EXERCISE OBJECTIVE: Restate the listing that follows word for word, without its pictures.
- - - - -
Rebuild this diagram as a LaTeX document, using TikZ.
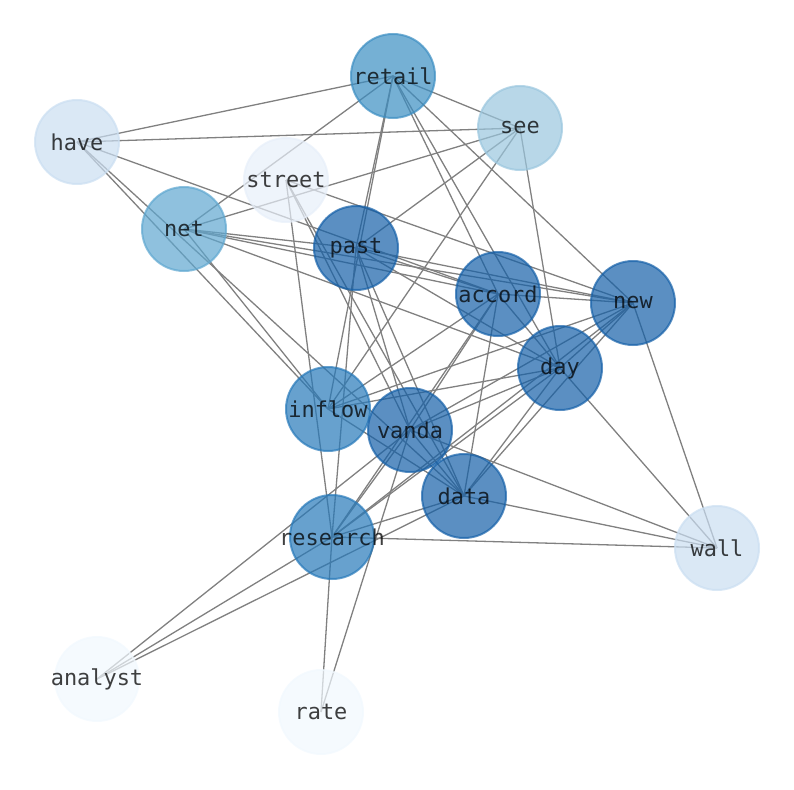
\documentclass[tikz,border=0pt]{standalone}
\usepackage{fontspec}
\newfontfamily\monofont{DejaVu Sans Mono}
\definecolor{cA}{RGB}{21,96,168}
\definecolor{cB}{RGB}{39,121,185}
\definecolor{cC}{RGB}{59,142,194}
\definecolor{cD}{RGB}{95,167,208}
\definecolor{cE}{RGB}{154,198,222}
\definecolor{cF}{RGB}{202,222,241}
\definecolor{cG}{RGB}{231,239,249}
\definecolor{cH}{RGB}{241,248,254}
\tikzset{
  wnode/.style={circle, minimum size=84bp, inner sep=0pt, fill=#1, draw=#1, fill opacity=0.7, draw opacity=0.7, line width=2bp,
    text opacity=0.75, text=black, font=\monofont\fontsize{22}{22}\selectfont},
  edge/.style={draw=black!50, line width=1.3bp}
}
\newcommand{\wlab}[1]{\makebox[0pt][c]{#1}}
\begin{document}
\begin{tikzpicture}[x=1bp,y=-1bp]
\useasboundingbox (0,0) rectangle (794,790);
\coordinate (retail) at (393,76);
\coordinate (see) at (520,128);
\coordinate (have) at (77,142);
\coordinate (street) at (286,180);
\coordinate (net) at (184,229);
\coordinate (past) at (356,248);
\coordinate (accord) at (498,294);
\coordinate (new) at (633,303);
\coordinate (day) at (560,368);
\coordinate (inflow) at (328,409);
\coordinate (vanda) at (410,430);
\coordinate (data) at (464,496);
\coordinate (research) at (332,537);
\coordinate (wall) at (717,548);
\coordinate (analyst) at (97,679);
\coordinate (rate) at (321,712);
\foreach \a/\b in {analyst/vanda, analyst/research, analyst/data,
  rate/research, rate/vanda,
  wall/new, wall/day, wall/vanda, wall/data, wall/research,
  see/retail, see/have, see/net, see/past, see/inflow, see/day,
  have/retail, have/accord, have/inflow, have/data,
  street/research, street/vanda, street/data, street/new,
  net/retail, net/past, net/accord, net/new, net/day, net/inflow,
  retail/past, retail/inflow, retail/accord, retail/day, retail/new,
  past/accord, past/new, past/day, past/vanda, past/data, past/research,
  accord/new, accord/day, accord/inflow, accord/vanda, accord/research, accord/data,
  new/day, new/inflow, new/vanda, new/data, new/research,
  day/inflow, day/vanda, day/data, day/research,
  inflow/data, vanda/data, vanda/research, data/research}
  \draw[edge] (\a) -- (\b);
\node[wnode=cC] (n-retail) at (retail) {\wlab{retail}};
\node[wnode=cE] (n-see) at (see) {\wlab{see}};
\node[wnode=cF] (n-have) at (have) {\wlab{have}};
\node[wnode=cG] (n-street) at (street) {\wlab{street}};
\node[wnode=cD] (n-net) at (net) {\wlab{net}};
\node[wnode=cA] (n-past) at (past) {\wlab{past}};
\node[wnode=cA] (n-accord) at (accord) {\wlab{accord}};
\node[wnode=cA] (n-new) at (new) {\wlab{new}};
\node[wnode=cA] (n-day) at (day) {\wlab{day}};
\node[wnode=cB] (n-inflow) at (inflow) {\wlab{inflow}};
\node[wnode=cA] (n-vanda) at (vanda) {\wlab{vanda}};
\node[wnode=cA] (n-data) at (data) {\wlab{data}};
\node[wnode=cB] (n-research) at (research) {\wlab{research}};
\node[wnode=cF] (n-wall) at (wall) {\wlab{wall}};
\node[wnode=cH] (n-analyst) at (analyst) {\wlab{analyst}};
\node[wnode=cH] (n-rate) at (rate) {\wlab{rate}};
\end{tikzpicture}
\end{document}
- - - - -
TASK SOLUTION:
Rebuild this diagram as a LaTeX document, using TikZ.
\documentclass[tikz,border=0pt]{standalone}
\usepackage{fontspec}
\newfontfamily\monofont{DejaVu Sans Mono}
\definecolor{cA}{RGB}{21,96,168}
\definecolor{cB}{RGB}{39,121,185}
\definecolor{cC}{RGB}{59,142,194}
\definecolor{cD}{RGB}{95,167,208}
\definecolor{cE}{RGB}{154,198,222}
\definecolor{cF}{RGB}{202,222,241}
\definecolor{cG}{RGB}{231,239,249}
\definecolor{cH}{RGB}{241,248,254}
\tikzset{
  wnode/.style={circle, minimum size=84bp, inner sep=0pt, fill=#1, draw=#1, fill opacity=0.7, draw opacity=0.7, line width=2bp,
    text opacity=0.75, text=black, font=\monofont\fontsize{22}{22}\selectfont},
  edge/.style={draw=black!50, line width=1.3bp}
}
\newcommand{\wlab}[1]{\makebox[0pt][c]{#1}}
\begin{document}
\begin{tikzpicture}[x=1bp,y=-1bp]
\useasboundingbox (0,0) rectangle (794,790);
\coordinate (retail) at (393,76);
\coordinate (see) at (520,128);
\coordinate (have) at (77,142);
\coordinate (street) at (286,180);
\coordinate (net) at (184,229);
\coordinate (past) at (356,248);
\coordinate (accord) at (498,294);
\coordinate (new) at (633,303);
\coordinate (day) at (560,368);
\coordinate (inflow) at (328,409);
\coordinate (vanda) at (410,430);
\coordinate (data) at (464,496);
\coordinate (research) at (332,537);
\coordinate (wall) at (717,548);
\coordinate (analyst) at (97,679);
\coordinate (rate) at (321,712);
\foreach \a/\b in {analyst/vanda, analyst/research, analyst/data,
  rate/research, rate/vanda,
  wall/new, wall/day, wall/vanda, wall/data, wall/research,
  see/retail, see/have, see/net, see/past, see/inflow, see/day,
  have/retail, have/accord, have/inflow, have/data,
  street/research, street/vanda, street/data, street/new,
  net/retail, net/past, net/accord, net/new, net/day, net/inflow,
  retail/past, retail/inflow, retail/accord, retail/day, retail/new,
  past/accord, past/new, past/day, past/vanda, past/data, past/research,
  accord/new, accord/day, accord/inflow, accord/vanda, accord/research, accord/data,
  new/day, new/inflow, new/vanda, new/data, new/research,
  day/inflow, day/vanda, day/data, day/research,
  inflow/data, vanda/data, vanda/research, data/research}
  \draw[edge] (\a) -- (\b);
\node[wnode=cC] (n-retail) at (retail) {\wlab{retail}};
\node[wnode=cE] (n-see) at (see) {\wlab{see}};
\node[wnode=cF] (n-have) at (have) {\wlab{have}};
\node[wnode=cG] (n-street) at (street) {\wlab{street}};
\node[wnode=cD] (n-net) at (net) {\wlab{net}};
\node[wnode=cA] (n-past) at (past) {\wlab{past}};
\node[wnode=cA] (n-accord) at (accord) {\wlab{accord}};
\node[wnode=cA] (n-new) at (new) {\wlab{new}};
\node[wnode=cA] (n-day) at (day) {\wlab{day}};
\node[wnode=cB] (n-inflow) at (inflow) {\wlab{inflow}};
\node[wnode=cA] (n-vanda) at (vanda) {\wlab{vanda}};
\node[wnode=cA] (n-data) at (data) {\wlab{data}};
\node[wnode=cB] (n-research) at (research) {\wlab{research}};
\node[wnode=cF] (n-wall) at (wall) {\wlab{wall}};
\node[wnode=cH] (n-analyst) at (analyst) {\wlab{analyst}};
\node[wnode=cH] (n-rate) at (rate) {\wlab{rate}};
\end{tikzpicture}
\end{document}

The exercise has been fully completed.